The exterior displays consistent Early English style. Windows are predominantly lancets, set singly or in series of two or three, with chamfered reveals and hoodmoulds featuring label stops carved as stiffleaf foliage. Most lancets on the south aisle have cusped heads. The west end features two gables with stone coping and fleuree apex crosses. Above two tall lancets in the nave's west end sits a vestica window. Buttresses articulate the nave section. The lean-to north aisle has a pair of lancets with a gabled end, while the south aisle's gabled end features a taller pair with cinquefoil heads. Angle buttresses occupy the corners. The south porch at the west end of the south aisle is tall and steeply gabled with low clasping buttresses. Its outer arch is two-centred with a moulded surround, shafts on the outside, and imposts tapering to stiffleaf corbels. The south door is set within a two-centred arch with moulded surround and hoodmould, containing a double plank door with ornate strap hinges. To its right are three triple lancets. The south transept displays double lancets, with the eastern example surmounted by a gable. On the chancel, buttresses rise past the eaves with gabled tops; single and double lancets here have moulded reveals and trefoil heads. The large east window comprises five lancet lights, rising higher towards the centre. The north aisle has a lean-to roof with windows in a more vernacular style: timber-gabled windows of three lights with trefoil heads and shingled gables featuring cusped bargeboards. Nave dormer windows are similarly timber with gabled roofs.

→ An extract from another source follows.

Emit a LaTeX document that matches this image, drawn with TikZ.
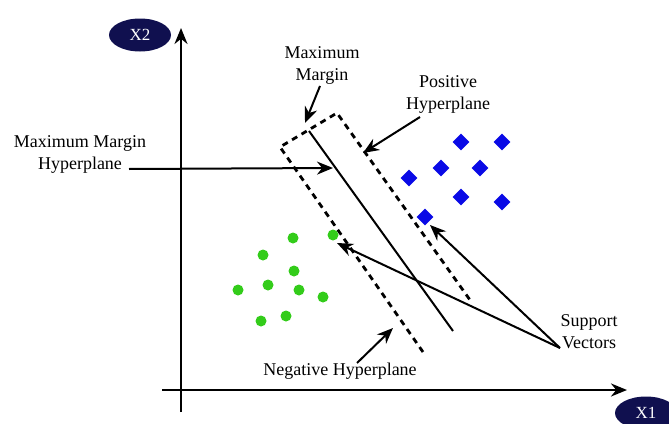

The interior features a nave with an open common rafter roof, scissor-braced with ashlar posts. The south aisle has a four-bay roof of tie-beam trusses with octagonal crown posts. The north aisle has a common rafter lean-to roof. The chancel roof matches the nave except in the sanctuary, which has a boarded ceilure. Four-bay arcades run along the nave, comprising low octagonal piers with moulded capitals including friezes of nailhead ornament, with hoodmoulds and label stops carved as human heads. A double arch links the south aisle to the transept with central twin octagonal piers. A plainer arch connects to the north transept and organ loft. The chancel arch is a richly moulded tall two-centred arch on clustered shafts; the outer shafts have moulded caps while the inner shafts rise from corbels carved as angels. A further full-height stone arch separates the chancel from the sanctuary. Most windows have plain rere arches, but those in the chancel have shafts, and the east window rere arch is moulded. The floor comprises red and black tiles with encaustic tiles in the baptistry and marble in the chancel. The sandstone walls are bare.
Fittings include a large and highly ornate Decorated style reredos of carved coloured marble with mosaic decoration depicting the Supper at Emmaus, flanked by sandstone blind arcades carved with foliage in their spandrels. A Gothic-style piscina and sedilia sit to the south. The sanctuary is lined with wainscotting dated 1935. The altar table, from the 19th century, has sides carved with Gothic tracery including the Sacred Monogram in a cusped roundel, with a similar though less elaborate version in the south transept chapel. Ornate oak Gothic-style stalls with poppyhead finials, arcades along the frontals and bench ends, date from 1912. A semi-octagonal pulpit is built into the church masonry, its panels carved with quatrefoils containing Sacred Emblems on a Gothic diaper ground. The front corner features a marble shaft with a stiffleaf capital supporting the bible rest. Plain pine benches furnish the nave. A good alabaster and coloured marble font with a square bowl carved on one side with the return of the dove to Noah's ark is present, complete with a font cover dated 1901 featuring a pulley chain and counterweight.
The stained glass is of excellent quality and high importance, including significant early work by Morris and Company to designs by Rossetti, Burne-Jones and Ford Madox Brown, as well as Morris himself. Other glass is by Clayton and Bell and by Kempe. The east window is an excellent product of the Kempe workshop, featuring the Tree of Jesse. Memorials are few and of local interest only.
The Church of All Saints forms part of an attractive and varied group of buildings around The Green.